With N=10 states and T=100 time steps, brute-force enumeration of all state sequences requires examining 10^100 candidates. Why does Viterbi reduce this to O(T × N²)?
AViterbi prunes low-probability transitions early, skipping most candidates without evaluating them
BMost state transitions have zero probability in real HMMs, so the effective search space is much smaller
CThe most likely path ending in any state at time t depends only on the best path reaching each predecessor at t−1; keeping one optimal partial path per state eliminates the need to track all paths
DHMMs have at most N² possible transitions, which directly caps the number of paths to evaluate
Viterbi exploits optimal substructure: the best complete path to state j at time t must pass through the best path to some predecessor state i at t−1. You do not need to remember every possible partial path to each state — only the single best one. At each of T time steps, you update N state scores, each requiring a max over N predecessors: T × N × N = O(T × N²). The exponential blowup is eliminated because suboptimal partial paths are discarded immediately.
Question 2 Multiple Choice
After running Viterbi on an observation sequence, what is the purpose of the backpointer table stored during the algorithm?
ATo record the emission probabilities at each time step, so results can be verified against the original HMM
BTo store probabilities for every possible state sequence, enabling comparison with alternative paths
CTo record, at each time step and state, which predecessor state achieved the maximum probability — enabling reconstruction of the optimal path by tracing backward from the final state
DTo allow the algorithm to restart if the most likely final state has probability zero
The Viterbi table δₜ(j) stores the probability of the best path ending in state j at time t, but does not itself tell you what that path was. The backpointer ψₜ(j) records which predecessor state i produced the maximum when computing δₜ(j). After the algorithm terminates, you find the most likely final state, then follow backpointers backward through time to reconstruct the complete optimal sequence. Without backpointers, you would know the probability of the best path but not which path it was.
Question 3 True / False
The Viterbi algorithm finds the single most likely state sequence given the observations — it does not compute the probability of a particular observation sequence.
TTrue
FFalse
Answer: True
Viterbi solves the 'decoding problem': finding the most likely hidden state sequence, argmax P(states | observations). Computing P(observations) — the total probability of the observation sequence summed over all state sequences — is a different problem solved by the Forward algorithm. Viterbi maximizes over paths rather than summing them, so it finds the best single path but not the marginal probability of the observations.
Question 4 True / False
Viterbi is very likely to find the globally optimal state sequence because it carefully evaluates most N^T possible paths before selecting the best one.
TTrue
FFalse
Answer: False
Viterbi finds the global optimum without evaluating all N^T paths. It achieves this by exploiting optimal substructure: once a suboptimal partial path is identified at any time step, it can be discarded permanently, because no extension of a suboptimal partial path can produce the globally optimal complete path. The algorithm guarantees optimality through dynamic programming logic, not exhaustive search — which is precisely what makes it tractable.
Question 5 Short Answer
Explain why the Viterbi algorithm can be viewed as finding the highest-probability path through a trellis graph, and what the nodes and edges of that graph represent.

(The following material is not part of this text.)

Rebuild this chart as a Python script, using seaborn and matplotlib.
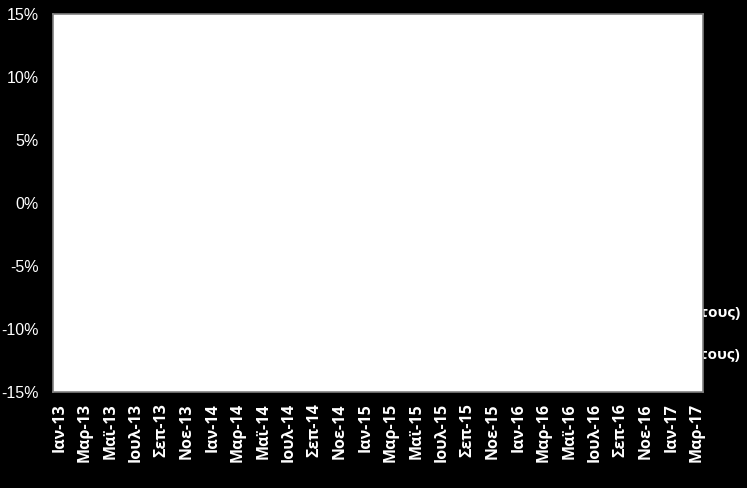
import numpy as np
import pandas as pd
import matplotlib
matplotlib.use("Agg")
import matplotlib.pyplot as plt
import seaborn as sns

# monthly categories Jan-13 .. Mar-17 (every 2nd one labelled)
month_names = ["Ιαν", "Φεβ", "Μαρ", "Απρ", "Μαϊ", "Ιουν",
               "Ιουλ", "Αυγ", "Σεπ", "Οκτ", "Νοε", "Δεκ"]
years = ["13", "14", "15", "16", "17"]
months = [f"{m}-{y}" for y in years for m in month_names][:51]

y_ticks = [-0.15, -0.10, -0.05, 0.0, 0.05, 0.10, 0.15]
y_tick_labels = ["-15%", "-10%", "-5%", "0%", "5%", "10%", "15%"]

# legend entries (mostly hidden behind the plot area in the original)
legend_labels = ["Πληθωρισμός (% μεταβολή έναντι προηγούμενου έτους)",
                 "Μισθοί (% μεταβολή έναντι προηγούμενου έτους)"]

sns.set_style("white")
plt.rcParams["font.family"] = ["Liberation Sans", "DejaVu Sans"]

fig = plt.figure(figsize=(7.47, 4.88), dpi=100, facecolor="black")
ax = fig.add_axes([53 / 747, 1 - 392 / 488, 650 / 747, 378 / 488])
ax.set_facecolor("white")
ax.set_zorder(1)

ax.set_xlim(-0.5, len(months) - 0.5)
ax.set_ylim(-0.15, 0.15)

ax.set_yticks(y_ticks)
ax.set_yticklabels(y_tick_labels, color="white", fontsize=11.5)
ax.set_xticks(range(0, len(months), 2))
ax.set_xticklabels(months[::2], rotation=90, color="white",
                   fontsize=11.5, fontweight="bold",
                   family=["Open Sans", "DejaVu Sans"])
ax.tick_params(axis="y", length=0, pad=10.5)
ax.tick_params(axis="x", length=0, pad=8)

for s in ax.spines.values():
    s.set_color("#808080")
    s.set_linewidth(1.2)

# legend text sits behind the white plot area
for lab, ypos in zip(legend_labels, [312, 354]):
    fig.text(740 / 747, 1 - ypos / 488, lab, color="white", fontsize=11,
             fontweight="bold", ha="right", va="center",
             family=["Open Sans", "DejaVu Sans"], zorder=-1)

fig.savefig("out.png", dpi=100, facecolor="black")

Think about your answer, then reveal below.
Model answer: The trellis is a directed acyclic graph with T columns (one per time step) and N rows (one per state), giving N×T nodes total. Each node represents being in state j at time t. Edges connect each node at time t to all nodes at time t+1, weighted by the transition probability times the emission probability for the next observation. Finding the most likely state sequence is equivalent to finding the highest-weight path from any node in column 1 to any node in column T — a shortest-path problem on this graph.
Viewing Viterbi as a shortest-path problem makes the dynamic programming structure concrete and connects it to graph algorithms. The trellis perspective also clarifies why backpointers are needed: just as Dijkstra's algorithm stores predecessor nodes to reconstruct the shortest path, Viterbi stores predecessor states to reconstruct the most likely sequence. The O(T × N²) complexity corresponds to the number of edges in the trellis.